__Written exercise__.
Copy the material that follows word for word and omit its pictures.
-- Start Data provided --
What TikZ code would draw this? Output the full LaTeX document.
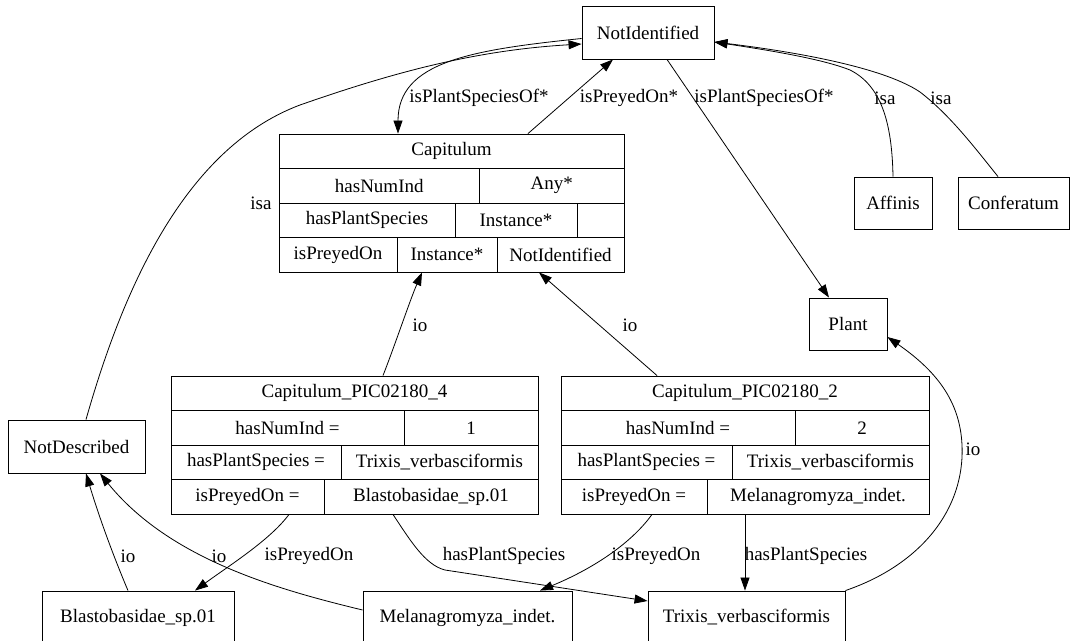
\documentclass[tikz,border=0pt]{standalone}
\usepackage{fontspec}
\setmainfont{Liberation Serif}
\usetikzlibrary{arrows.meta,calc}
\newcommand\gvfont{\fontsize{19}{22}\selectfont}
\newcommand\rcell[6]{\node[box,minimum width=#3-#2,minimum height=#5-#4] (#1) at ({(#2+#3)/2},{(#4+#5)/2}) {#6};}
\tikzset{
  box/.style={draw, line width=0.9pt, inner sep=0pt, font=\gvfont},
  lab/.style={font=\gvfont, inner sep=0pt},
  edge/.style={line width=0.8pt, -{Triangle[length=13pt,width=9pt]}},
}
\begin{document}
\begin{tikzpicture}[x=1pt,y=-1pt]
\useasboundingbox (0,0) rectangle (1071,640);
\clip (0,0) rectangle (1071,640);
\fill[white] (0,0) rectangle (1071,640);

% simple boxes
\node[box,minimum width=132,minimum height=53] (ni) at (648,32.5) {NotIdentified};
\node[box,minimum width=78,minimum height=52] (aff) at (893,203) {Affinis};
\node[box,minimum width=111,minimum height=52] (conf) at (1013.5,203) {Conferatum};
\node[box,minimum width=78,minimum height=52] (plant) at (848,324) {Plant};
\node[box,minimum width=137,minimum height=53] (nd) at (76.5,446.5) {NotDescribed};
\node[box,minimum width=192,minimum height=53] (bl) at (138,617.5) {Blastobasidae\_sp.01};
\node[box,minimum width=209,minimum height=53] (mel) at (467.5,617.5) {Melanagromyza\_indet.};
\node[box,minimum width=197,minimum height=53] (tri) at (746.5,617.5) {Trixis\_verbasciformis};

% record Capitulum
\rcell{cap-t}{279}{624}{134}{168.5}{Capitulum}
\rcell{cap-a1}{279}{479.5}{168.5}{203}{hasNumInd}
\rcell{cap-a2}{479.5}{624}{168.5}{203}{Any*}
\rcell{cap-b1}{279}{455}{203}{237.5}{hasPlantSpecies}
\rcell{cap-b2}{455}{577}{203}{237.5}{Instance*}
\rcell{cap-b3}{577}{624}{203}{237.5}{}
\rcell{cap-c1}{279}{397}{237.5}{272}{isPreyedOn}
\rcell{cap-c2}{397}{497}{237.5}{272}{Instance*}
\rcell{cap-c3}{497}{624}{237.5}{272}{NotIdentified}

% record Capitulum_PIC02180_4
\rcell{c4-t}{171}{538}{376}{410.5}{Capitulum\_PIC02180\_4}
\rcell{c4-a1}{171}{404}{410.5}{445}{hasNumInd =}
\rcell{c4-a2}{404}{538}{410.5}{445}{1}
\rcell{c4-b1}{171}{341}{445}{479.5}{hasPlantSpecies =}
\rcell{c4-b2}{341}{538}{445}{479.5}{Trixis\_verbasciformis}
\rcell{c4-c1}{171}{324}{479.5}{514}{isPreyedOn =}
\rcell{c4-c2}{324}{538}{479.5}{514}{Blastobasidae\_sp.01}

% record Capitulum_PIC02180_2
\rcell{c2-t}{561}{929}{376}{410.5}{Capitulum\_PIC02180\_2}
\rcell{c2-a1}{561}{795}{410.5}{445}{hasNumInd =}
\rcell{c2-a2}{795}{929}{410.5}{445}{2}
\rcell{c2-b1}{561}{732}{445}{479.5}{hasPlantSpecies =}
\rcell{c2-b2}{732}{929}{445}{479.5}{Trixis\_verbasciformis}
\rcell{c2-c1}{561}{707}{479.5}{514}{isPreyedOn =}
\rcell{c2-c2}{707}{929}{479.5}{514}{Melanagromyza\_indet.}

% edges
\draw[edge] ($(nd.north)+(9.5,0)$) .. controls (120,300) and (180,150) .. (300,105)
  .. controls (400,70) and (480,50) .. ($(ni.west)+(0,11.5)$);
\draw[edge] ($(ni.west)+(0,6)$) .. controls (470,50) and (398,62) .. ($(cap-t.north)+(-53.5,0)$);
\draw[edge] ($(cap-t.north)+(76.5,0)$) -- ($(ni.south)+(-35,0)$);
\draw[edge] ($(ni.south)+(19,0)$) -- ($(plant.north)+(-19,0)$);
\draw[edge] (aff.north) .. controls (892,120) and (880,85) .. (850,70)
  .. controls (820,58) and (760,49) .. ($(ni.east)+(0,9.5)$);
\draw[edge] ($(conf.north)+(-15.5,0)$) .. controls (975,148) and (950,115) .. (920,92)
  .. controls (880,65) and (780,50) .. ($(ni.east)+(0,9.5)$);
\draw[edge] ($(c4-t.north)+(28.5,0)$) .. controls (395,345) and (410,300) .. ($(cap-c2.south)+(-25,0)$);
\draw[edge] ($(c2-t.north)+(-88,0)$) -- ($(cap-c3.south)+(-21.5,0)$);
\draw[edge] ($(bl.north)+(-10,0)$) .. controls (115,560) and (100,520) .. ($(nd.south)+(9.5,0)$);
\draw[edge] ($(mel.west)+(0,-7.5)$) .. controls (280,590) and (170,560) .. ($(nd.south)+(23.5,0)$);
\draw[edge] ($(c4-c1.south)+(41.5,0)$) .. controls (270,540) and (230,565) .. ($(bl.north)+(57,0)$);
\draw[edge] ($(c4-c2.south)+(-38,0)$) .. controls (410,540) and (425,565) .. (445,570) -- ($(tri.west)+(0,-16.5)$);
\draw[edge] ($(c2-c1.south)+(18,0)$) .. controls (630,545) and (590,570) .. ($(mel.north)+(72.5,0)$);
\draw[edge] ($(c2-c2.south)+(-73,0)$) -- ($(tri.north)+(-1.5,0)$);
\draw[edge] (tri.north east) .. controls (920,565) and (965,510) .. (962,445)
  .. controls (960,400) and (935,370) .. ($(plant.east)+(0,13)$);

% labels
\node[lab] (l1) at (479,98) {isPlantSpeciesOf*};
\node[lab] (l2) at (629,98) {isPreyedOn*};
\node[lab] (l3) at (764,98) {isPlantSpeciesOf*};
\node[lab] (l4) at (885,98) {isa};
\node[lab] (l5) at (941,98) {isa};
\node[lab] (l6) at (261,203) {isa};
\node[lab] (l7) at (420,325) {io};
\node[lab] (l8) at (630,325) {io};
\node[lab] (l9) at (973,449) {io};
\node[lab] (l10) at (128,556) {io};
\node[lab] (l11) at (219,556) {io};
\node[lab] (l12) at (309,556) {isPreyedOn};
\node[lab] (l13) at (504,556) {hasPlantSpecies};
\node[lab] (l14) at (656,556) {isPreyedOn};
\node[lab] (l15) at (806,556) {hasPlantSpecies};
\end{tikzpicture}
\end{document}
-- End Data provided --
__Task output__.
What TikZ code would draw this? Output the full LaTeX document.
\documentclass[tikz,border=0pt]{standalone}
\usepackage{fontspec}
\setmainfont{Liberation Serif}
\usetikzlibrary{arrows.meta,calc}
\newcommand\gvfont{\fontsize{19}{22}\selectfont}
\newcommand\rcell[6]{\node[box,minimum width=#3-#2,minimum height=#5-#4] (#1) at ({(#2+#3)/2},{(#4+#5)/2}) {#6};}
\tikzset{
  box/.style={draw, line width=0.9pt, inner sep=0pt, font=\gvfont},
  lab/.style={font=\gvfont, inner sep=0pt},
  edge/.style={line width=0.8pt, -{Triangle[length=13pt,width=9pt]}},
}
\begin{document}
\begin{tikzpicture}[x=1pt,y=-1pt]
\useasboundingbox (0,0) rectangle (1071,640);
\clip (0,0) rectangle (1071,640);
\fill[white] (0,0) rectangle (1071,640);

% simple boxes
\node[box,minimum width=132,minimum height=53] (ni) at (648,32.5) {NotIdentified};
\node[box,minimum width=78,minimum height=52] (aff) at (893,203) {Affinis};
\node[box,minimum width=111,minimum height=52] (conf) at (1013.5,203) {Conferatum};
\node[box,minimum width=78,minimum height=52] (plant) at (848,324) {Plant};
\node[box,minimum width=137,minimum height=53] (nd) at (76.5,446.5) {NotDescribed};
\node[box,minimum width=192,minimum height=53] (bl) at (138,617.5) {Blastobasidae\_sp.01};
\node[box,minimum width=209,minimum height=53] (mel) at (467.5,617.5) {Melanagromyza\_indet.};
\node[box,minimum width=197,minimum height=53] (tri) at (746.5,617.5) {Trixis\_verbasciformis};

% record Capitulum
\rcell{cap-t}{279}{624}{134}{168.5}{Capitulum}
\rcell{cap-a1}{279}{479.5}{168.5}{203}{hasNumInd}
\rcell{cap-a2}{479.5}{624}{168.5}{203}{Any*}
\rcell{cap-b1}{279}{455}{203}{237.5}{hasPlantSpecies}
\rcell{cap-b2}{455}{577}{203}{237.5}{Instance*}
\rcell{cap-b3}{577}{624}{203}{237.5}{}
\rcell{cap-c1}{279}{397}{237.5}{272}{isPreyedOn}
\rcell{cap-c2}{397}{497}{237.5}{272}{Instance*}
\rcell{cap-c3}{497}{624}{237.5}{272}{NotIdentified}

% record Capitulum_PIC02180_4
\rcell{c4-t}{171}{538}{376}{410.5}{Capitulum\_PIC02180\_4}
\rcell{c4-a1}{171}{404}{410.5}{445}{hasNumInd =}
\rcell{c4-a2}{404}{538}{410.5}{445}{1}
\rcell{c4-b1}{171}{341}{445}{479.5}{hasPlantSpecies =}
\rcell{c4-b2}{341}{538}{445}{479.5}{Trixis\_verbasciformis}
\rcell{c4-c1}{171}{324}{479.5}{514}{isPreyedOn =}
\rcell{c4-c2}{324}{538}{479.5}{514}{Blastobasidae\_sp.01}

% record Capitulum_PIC02180_2
\rcell{c2-t}{561}{929}{376}{410.5}{Capitulum\_PIC02180\_2}
\rcell{c2-a1}{561}{795}{410.5}{445}{hasNumInd =}
\rcell{c2-a2}{795}{929}{410.5}{445}{2}
\rcell{c2-b1}{561}{732}{445}{479.5}{hasPlantSpecies =}
\rcell{c2-b2}{732}{929}{445}{479.5}{Trixis\_verbasciformis}
\rcell{c2-c1}{561}{707}{479.5}{514}{isPreyedOn =}
\rcell{c2-c2}{707}{929}{479.5}{514}{Melanagromyza\_indet.}

% edges
\draw[edge] ($(nd.north)+(9.5,0)$) .. controls (120,300) and (180,150) .. (300,105)
  .. controls (400,70) and (480,50) .. ($(ni.west)+(0,11.5)$);
\draw[edge] ($(ni.west)+(0,6)$) .. controls (470,50) and (398,62) .. ($(cap-t.north)+(-53.5,0)$);
\draw[edge] ($(cap-t.north)+(76.5,0)$) -- ($(ni.south)+(-35,0)$);
\draw[edge] ($(ni.south)+(19,0)$) -- ($(plant.north)+(-19,0)$);
\draw[edge] (aff.north) .. controls (892,120) and (880,85) .. (850,70)
  .. controls (820,58) and (760,49) .. ($(ni.east)+(0,9.5)$);
\draw[edge] ($(conf.north)+(-15.5,0)$) .. controls (975,148) and (950,115) .. (920,92)
  .. controls (880,65) and (780,50) .. ($(ni.east)+(0,9.5)$);
\draw[edge] ($(c4-t.north)+(28.5,0)$) .. controls (395,345) and (410,300) .. ($(cap-c2.south)+(-25,0)$);
\draw[edge] ($(c2-t.north)+(-88,0)$) -- ($(cap-c3.south)+(-21.5,0)$);
\draw[edge] ($(bl.north)+(-10,0)$) .. controls (115,560) and (100,520) .. ($(nd.south)+(9.5,0)$);
\draw[edge] ($(mel.west)+(0,-7.5)$) .. controls (280,590) and (170,560) .. ($(nd.south)+(23.5,0)$);
\draw[edge] ($(c4-c1.south)+(41.5,0)$) .. controls (270,540) and (230,565) .. ($(bl.north)+(57,0)$);
\draw[edge] ($(c4-c2.south)+(-38,0)$) .. controls (410,540) and (425,565) .. (445,570) -- ($(tri.west)+(0,-16.5)$);
\draw[edge] ($(c2-c1.south)+(18,0)$) .. controls (630,545) and (590,570) .. ($(mel.north)+(72.5,0)$);
\draw[edge] ($(c2-c2.south)+(-73,0)$) -- ($(tri.north)+(-1.5,0)$);
\draw[edge] (tri.north east) .. controls (920,565) and (965,510) .. (962,445)
  .. controls (960,400) and (935,370) .. ($(plant.east)+(0,13)$);

% labels
\node[lab] (l1) at (479,98) {isPlantSpeciesOf*};
\node[lab] (l2) at (629,98) {isPreyedOn*};
\node[lab] (l3) at (764,98) {isPlantSpeciesOf*};
\node[lab] (l4) at (885,98) {isa};
\node[lab] (l5) at (941,98) {isa};
\node[lab] (l6) at (261,203) {isa};
\node[lab] (l7) at (420,325) {io};
\node[lab] (l8) at (630,325) {io};
\node[lab] (l9) at (973,449) {io};
\node[lab] (l10) at (128,556) {io};
\node[lab] (l11) at (219,556) {io};
\node[lab] (l12) at (309,556) {isPreyedOn};
\node[lab] (l13) at (504,556) {hasPlantSpecies};
\node[lab] (l14) at (656,556) {isPreyedOn};
\node[lab] (l15) at (806,556) {hasPlantSpecies};
\end{tikzpicture}
\end{document}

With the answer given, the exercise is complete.